Aligned to the congress theme ‘Leisure: Learn Well, Live Well’ the 17th World Leisure Congress has two social impact goals:
- To make leisure more inclusive for the lesbian, gay, bisexual, transgender, takatāpui and intersex (LGBTTQIA+) community in Aotearoa New Zealand.
We know that the LGBTTQIA+ community around the world faces barriers to access, participation, and inclusion across the spectrum of leisure, and we will use the 17th World Leisure Congress as a powerful platform to help address this issue.
A range of initiatives are being embedded into the conference delivery and programme to support this goal. They are designed to not only raise awareness of the problem, but also to provide inspiration and advice for leisure providers (local government, industry, academia) wanting to develop evidence-based best practice solutions and inclusion policies.
- To provide PhD delegates with the skills, knowledge, understanding and connections they need to confidently transition into their chosen career path.
This goal responds to an important issue for PhD students everywhere: that there is often a lack of help and understanding for them to make the transition from university into a career – whether in academia, industry, government or an NGO. We have carefully designed a day-long programme of workshops to be held as part of the 17th World Leisure Congress, to equip PhD student delegates with the confidence and tools to succeed.
It will address questions such as: What can I do if I don’t want to be an academic? What should I say in a cover letter? What are employers really looking for? How should I talk about my PhD skills when I’m applying for a job in industry, government or an NGO? How is my PhD relevant outside academia? Why is my online presence important?

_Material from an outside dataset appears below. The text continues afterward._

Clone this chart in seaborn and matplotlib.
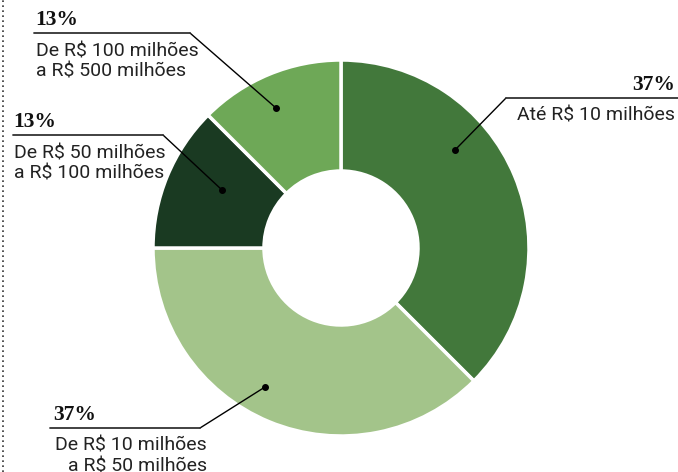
import matplotlib.pyplot as plt
import seaborn as sns

faixas = ["Até R$ 10 milhões", "De R$ 10 milhões\na R$ 50 milhões",
          "De R$ 50 milhões\na R$ 100 milhões", "De R$ 100 milhões\na R$ 500 milhões"]
shares = [37.5, 37.5, 12.5, 12.5]
pct_labels = ["37%", "37%", "13%", "13%"]
colors = ["#42783b", "#a3c48a", "#1a3a22", "#6ea857"]

sns.set_theme(style="white")
plt.rcParams['font.family'] = ['Roboto', 'DejaVu Sans']

W, H = 678, 472
fig = plt.figure(figsize=(W / 100, H / 100), dpi=100)
ax = fig.add_axes([0, 0, 1, 1])

cx, cy = 341, H - 248
ax.pie(shares, colors=sns.color_palette(colors), startangle=90, counterclock=False,
       center=(cx, cy), radius=188, frame=True,
       wedgeprops=dict(width=111, edgecolor='white', linewidth=2.5))
ax.set_xlim(0, W)
ax.set_ylim(0, H)
ax.set_aspect('equal')
ax.axis('off')

# left dotted rule
ax.plot([3, 3], [0, H], ls=(0, (1, 2)), color='#333333', lw=1.2)


def callout(i, dot, elbow, x0, x1, pct_x, pct_ha, txt_x, txt_ha):
    y = lambda v: H - v
    ax.plot([dot[0], elbow[0]], [y(dot[1]), y(elbow[1])], color='black', lw=1)
    ax.plot([x0, x1], [y(elbow[1]), y(elbow[1])], color='#333333', lw=1.3)
    ax.plot(dot[0], y(dot[1]), 'o', color='black', ms=4)
    ax.text(pct_x, y(elbow[1] - 3), pct_labels[i], ha=pct_ha, va='bottom',
            family='Liberation Serif', weight='bold', fontsize=15.5, color='#111111')
    ax.text(txt_x, y(elbow[1] + 9), faixas[i], ha=txt_ha, va='top', fontsize=14,
            color='#222222', linespacing=1.2, multialignment=txt_ha)


callout(0, (455, 150), (506, 98), 506, 678, 675, 'right', 675, 'right')
callout(1, (265, 387), (200, 428), 50, 200, 53, 'left', 207, 'right')
callout(2, (222, 190), (163, 135), 13, 163, 13, 'left', 14, 'left')
callout(3, (276, 108), (190, 33), 34, 190, 35, 'left', 36, 'left')

fig.savefig("out.png", dpi=100)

Allowing a full day, rather than the usual half-day or less, enables us to provide a suite of workshops around topics that contemporary PhD students are grappling with, and offers the opportunity for them to develop a future-focused plan of action.
Having goals is meaningless if they are not both measurable and measured, so we have developed a range of indicators to measure our impact. As part of this we will be surveying delegates before and after the event, and we look forward to inviting your participation.